Modeling relationships on CouchDB between documents?

dstaley picture dstaley · Jul 16, 2013 · Viewed 7.3k times · Source

I'm trying to model a fairly simple relationship in CouchDB and I'm having trouble determining the best way to accomplish this. I'd like users to be able to create lists of video game objects. I have the video game documents stored in the DB already with "type":"game". I'd like to be able to query a list object's ID (via a view) and get back the list's metadata (title, creation date, etc.) and portions of the game document (such as title and release date). Furthermore, I'd like to be able to add/removes games to/from lists without downloading the entire list document and posting it back (so this means I can't simply store the game's information in the list document) as I'd eventually like to support multiple users contributing to the same list, and I don't want to introduce conflicts.

After reading the CouchDB wiki on EntityRelationships, I've determined that setting up relationship documents might be the best solution.

Game:

{
    "_id": "2600emu",
    "type": "game"
}

List:

{
    "_id": 123,
    "title": "Emulators",
    "user_id": "dstaley",
    "type": "list"
}

Game-List Relationship:

{
    "_id": "98765456789876543",
    "type": "relationship",
    "list_id": 123,
    "game_id": "2600emu"
}

But, from what I understand, this wouldn't allow me to get the list's metadata and the game's metadata in one request. Any advice?

Answer

Mike Miller picture Mike Miller · Jul 16, 2013

Great question.

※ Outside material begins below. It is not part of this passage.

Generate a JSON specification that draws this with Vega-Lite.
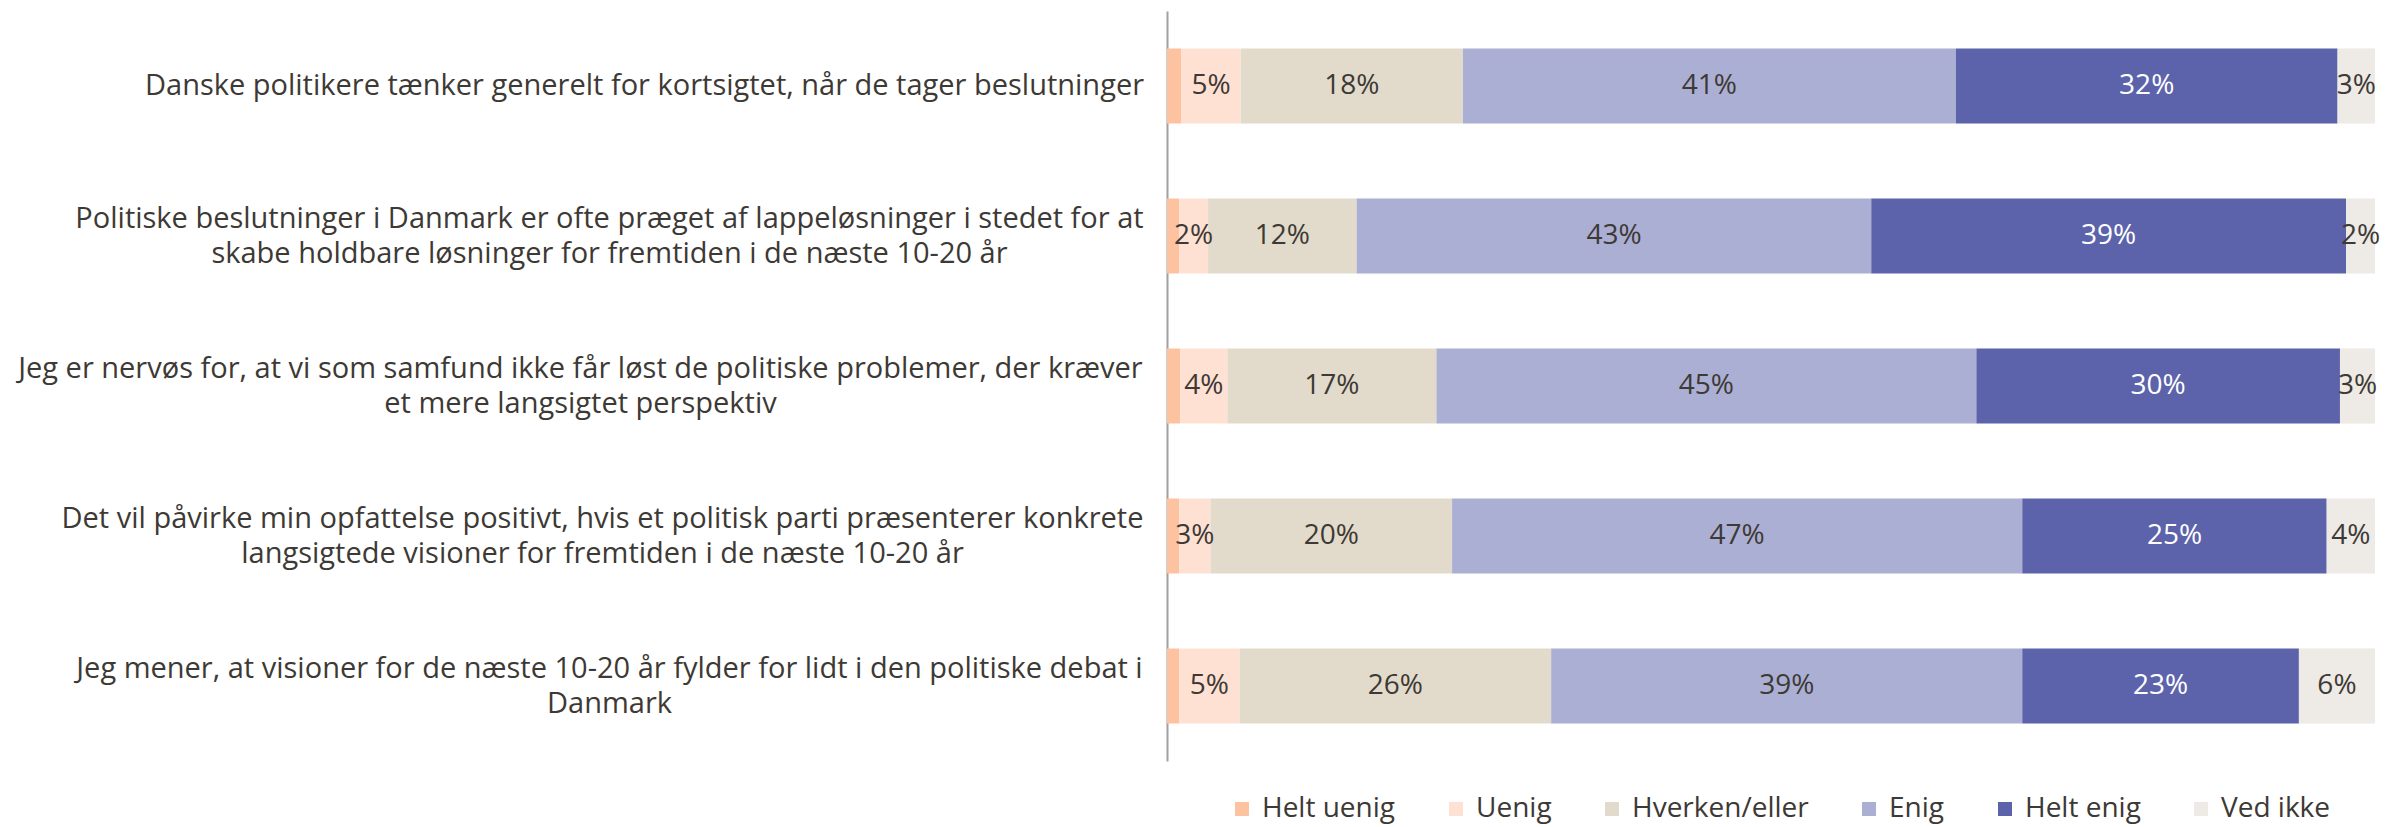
{
  "$schema": "https://vega.github.io/schema/vega-lite/v6.json",
  "width": 1208,
  "height": 750,
  "autosize": {"type": "none"},
  "padding": {"left": 1167, "top": 11, "right": 12, "bottom": 66},
  "config": {"view": {"stroke": null}, "font": "Open Sans"},
  "data": {
    "values": [
      {"q": "Danske politikere tænker generelt for kortsigtet, når de tager beslutninger", "cat": "Helt uenig", "value": 0.012},
      {"q": "Danske politikere tænker generelt for kortsigtet, når de tager beslutninger", "cat": "Uenig", "value": 0.049},
      {"q": "Danske politikere tænker generelt for kortsigtet, når de tager beslutninger", "cat": "Hverken/eller", "value": 0.184},
      {"q": "Danske politikere tænker generelt for kortsigtet, når de tager beslutninger", "cat": "Enig", "value": 0.408},
      {"q": "Danske politikere tænker generelt for kortsigtet, når de tager beslutninger", "cat": "Helt enig", "value": 0.316},
      {"q": "Danske politikere tænker generelt for kortsigtet, når de tager beslutninger", "cat": "Ved ikke", "value": 0.031},
      {"q": "Politiske beslutninger i Danmark er ofte præget af lappeløsninger i stedet for at|skabe holdbare løsninger for fremtiden i de næste 10-20 år", "cat": "Helt uenig", "value": 0.010},
      {"q": "Politiske beslutninger i Danmark er ofte præget af lappeløsninger i stedet for at|skabe holdbare løsninger for fremtiden i de næste 10-20 år", "cat": "Uenig", "value": 0.024},
      {"q": "Politiske beslutninger i Danmark er ofte præget af lappeløsninger i stedet for at|skabe holdbare løsninger for fremtiden i de næste 10-20 år", "cat": "Hverken/eller", "value": 0.123},
      {"q": "Politiske beslutninger i Danmark er ofte præget af lappeløsninger i stedet for at|skabe holdbare løsninger for fremtiden i de næste 10-20 år", "cat": "Enig", "value": 0.426},
      {"q": "Politiske beslutninger i Danmark er ofte præget af lappeløsninger i stedet for at|skabe holdbare løsninger for fremtiden i de næste 10-20 år", "cat": "Helt enig", "value": 0.393},
      {"q": "Politiske beslutninger i Danmark er ofte præget af lappeløsninger i stedet for at|skabe holdbare løsninger for fremtiden i de næste 10-20 år", "cat": "Ved ikke", "value": 0.024},
      {"q": "Jeg er nervøs for, at vi som samfund ikke får løst de politiske problemer, der kræver|et mere langsigtet perspektiv", "cat": "Helt uenig", "value": 0.011},
      {"q": "Jeg er nervøs for, at vi som samfund ikke får løst de politiske problemer, der kræver|et mere langsigtet perspektiv", "cat": "Uenig", "value": 0.039},
      {"q": "Jeg er nervøs for, at vi som samfund ikke får løst de politiske problemer, der kræver|et mere langsigtet perspektiv", "cat": "Hverken/eller", "value": 0.173},
      {"q": "Jeg er nervøs for, at vi som samfund ikke får løst de politiske problemer, der kræver|et mere langsigtet perspektiv", "cat": "Enig", "value": 0.447},
      {"q": "Jeg er nervøs for, at vi som samfund ikke får løst de politiske problemer, der kræver|et mere langsigtet perspektiv", "cat": "Helt enig", "value": 0.301},
      {"q": "Jeg er nervøs for, at vi som samfund ikke får løst de politiske problemer, der kræver|et mere langsigtet perspektiv", "cat": "Ved ikke", "value": 0.029},
      {"q": "Det vil påvirke min opfattelse positivt, hvis et politisk parti præsenterer konkrete|langsigtede visioner for fremtiden i de næste 10-20 år", "cat": "Helt uenig", "value": 0.010},
      {"q": "Det vil påvirke min opfattelse positivt, hvis et politisk parti præsenterer konkrete|langsigtede visioner for fremtiden i de næste 10-20 år", "cat": "Uenig", "value": 0.026},
      {"q": "Det vil påvirke min opfattelse positivt, hvis et politisk parti præsenterer konkrete|langsigtede visioner for fremtiden i de næste 10-20 år", "cat": "Hverken/eller", "value": 0.200},
      {"q": "Det vil påvirke min opfattelse positivt, hvis et politisk parti præsenterer konkrete|langsigtede visioner for fremtiden i de næste 10-20 år", "cat": "Enig", "value": 0.472},
      {"q": "Det vil påvirke min opfattelse positivt, hvis et politisk parti præsenterer konkrete|langsigtede visioner for fremtiden i de næste 10-20 år", "cat": "Helt enig", "value": 0.252},
      {"q": "Det vil påvirke min opfattelse positivt, hvis et politisk parti præsenterer konkrete|langsigtede visioner for fremtiden i de næste 10-20 år", "cat": "Ved ikke", "value": 0.040},
      {"q": "Jeg mener, at visioner for de næste 10-20 år fylder for lidt i den politiske debat i|Danmark", "cat": "Helt uenig", "value": 0.010},
      {"q": "Jeg mener, at visioner for de næste 10-20 år fylder for lidt i den politiske debat i|Danmark", "cat": "Uenig", "value": 0.050},
      {"q": "Jeg mener, at visioner for de næste 10-20 år fylder for lidt i den politiske debat i|Danmark", "cat": "Hverken/eller", "value": 0.258},
      {"q": "Jeg mener, at visioner for de næste 10-20 år fylder for lidt i den politiske debat i|Danmark", "cat": "Enig", "value": 0.390},
      {"q": "Jeg mener, at visioner for de næste 10-20 år fylder for lidt i den politiske debat i|Danmark", "cat": "Helt enig", "value": 0.229},
      {"q": "Jeg mener, at visioner for de næste 10-20 år fylder for lidt i den politiske debat i|Danmark", "cat": "Ved ikke", "value": 0.063}
    ]
  },
  "transform": [
    {"calculate": "indexof(['Helt uenig', 'Uenig', 'Hverken/eller', 'Enig', 'Helt enig', 'Ved ikke'], datum.cat)", "as": "catOrder"}
  ],
  "encoding": {
    "y": {
      "field": "q",
      "type": "nominal",
      "sort": null,
      "scale": {"paddingInner": 0.5, "paddingOuter": 0.25},
      "axis": {
        "title": null,
        "ticks": false,
        "domainColor": "#a0a0a0",
        "domainWidth": 2,
        "labelFont": "Open Sans",
        "labelFontSize": 29,
        "labelColor": "#3d3935",
        "labelLimit": 0,
        "labelAlign": "center",
        "labelPadding": {
          "condition": [
            {"test": "indexof(datum.value, 'Danske') === 0", "value": 523},
            {"test": "indexof(datum.value, 'Politiske') === 0", "value": 558},
            {"test": "indexof(datum.value, 'Jeg er') === 0", "value": 587},
            {"test": "indexof(datum.value, 'Det vil') === 0", "value": 565}
          ],
          "value": 558
        },
        "labelLineHeight": 35,
        "labelOffset": {"condition": {"test": "indexof(datum.value, '|') >= 0", "value": -17}, "value": 0},
        "labelExpr": "split(datum.label, '|')"
      }
    },
    "x": {
      "field": "value",
      "type": "quantitative",
      "stack": "normalize",
      "axis": null,
      "scale": {"domain": [0, 1]}
    },
    "order": {"field": "catOrder", "type": "quantitative", "sort": "ascending"},
    "color": {
      "field": "cat",
      "type": "nominal",
      "scale": {
        "domain": ["Helt uenig", "Uenig", "Hverken/eller", "Enig", "Helt enig", "Ved ikke"],
        "range": ["#fdc3a0", "#ffe1d3", "#e2dbcb", "#acafd4", "#5c63ab", "#eeeae5"]
      },
      "legend": {
        "title": null,
        "orient": "none",
        "legendX": 61,
        "legendY": 784,
        "direction": "horizontal",
        "labelFont": "Open Sans",
        "labelFontSize": 28,
        "labelColor": "#3d3935",
        "labelLimit": 0,
        "symbolType": "square",
        "symbolSize": 196,
        "symbolStrokeWidth": 0,
        "symbolOpacity": 1,
        "labelOffset": 6,
        "columnPadding": 46
      }
    }
  },
  "layer": [
    {"mark": {"type": "bar", "opacity": 1}},
    {
      "mark": {"type": "text", "font": "Open Sans", "fontSize": 28},
      "encoding": {
        "x": {"field": "value", "type": "quantitative", "stack": "normalize", "bandPosition": 0.5},
        "text": {
          "condition": {"test": "datum.cat === 'Helt uenig'", "value": ""},
          "field": "value",
          "type": "quantitative",
          "format": ".0%"
        },
        "fill": {
          "condition": {"test": "datum.cat === 'Helt enig'", "value": "#ffffff"},
          "value": "#3d3935"
        }
      }
    }
  ]
}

You identify a few very important reasons that using a "normalized" data model (different document types with links) is an optimal model:

  1. You have a many-to-many relationship between users <==> lists <==> games.
  2. One-to-many relationships are easy to represent in a single document that uses a container for the 'many' portion, but they get large and you can have concurrency conflicts.
  3. Extending the single-doc model to store a many-to-many relationship is untenable.
  4. In general, document immutability is a great fit for concurrent systems. In CouchDB you do that exactly as you noted, by storing 'write-once' documents that represent an edge in your graph, then using secondary indexes to rebuild the portions of the links that you want and to get the information you want in a single API query call.

You're also right that the solution here is a 'map-side-join' (to borrow from the hadoop community). Basically you want to use different rows in the map output to represent different pieces of information. You can then use a range query (startkey/endkey) to query just the portion of the map result that you need, and, voila, your materialized view of the 'join' table. However, the one piece of the puzzle you didn't find in the documentation is this:

3.2.3. Joins With Views

3.2.3.1. Linked Documents

If your map function emits an object value which has {'_id': XXX} and you query view with include_docs=true parameter, then CouchDB will fetch the document with id XXX rather than the document which was processed to emit the key/value pair.

Says it all. That's how you dereference the pointer to the linked document that you have stored by a foreign key. You then combine that with the use of compound keys (keys that are JS arrays) and the view collation rules.

So that your view rows we be sorted like:

["list_1"], null
["list_1", "game"], {"_id":"game_1234"}
["list_1", "game"], {"_id":"game_5678"}
["list_2"], null
["list_2","game"], {"_id":"game1234"}
["list_3"], null
...

Putting this together with your existing data model, here is some (untested) pseudocode that should do the trick:

function(doc) {
    if (doc.type=="list") {
        //this is the one in the one-to-many
        emit( [doc._id]),);
    }
    else if (doc.type=="relationship") {
        //this is the many in the one-to-many
        //doc.list_id is our foreign key to the list.  We use that as the key
        //doc.game_id is the foreign key to the game.  We use that as the value
        emit( [doc.list_id,'game'],  {'_id': doc.game_id});
    }
}   

Finally, you would query that with a startkey/endkey so that you get all rows that begin with the list_id that you're interested in. It would look something like:

curl -g 'https://usr:[email protected]/db/_design/design_doc_name/_view/view_name?startkey=["123"]&endkey=["123",{}]&include_docs=true'

The -g option tells curl not to glob, which means you don't have to dereference your square brackets, etc, and the include_docs=true option will follow the pointer to the foreign key that you specified with game_id in the relationship document.

Analysis:

  1. You are using essentially immutable documents to store state changes and you let the database compute the aggregate state for you. That is a lovely model at scale, and one of our most successful patterns.
  2. Very efficient for additions or deletions to lists.
  3. Excellent scaling properties under high-concurrency
  4. At Cloudant (and CouchDB v2.0) we don't yet have 'read-your-writes consistency for secondary indexes. It is high in the priority list, but there are potential corner cases where, in failure scenarios or high-load, you may not see immediate consistency between the primary and secondary indexes. Long story short, quorum is used for primary indexes, but quorum isn't a viable model for secondary indexes, so another consistency strategy is being developed.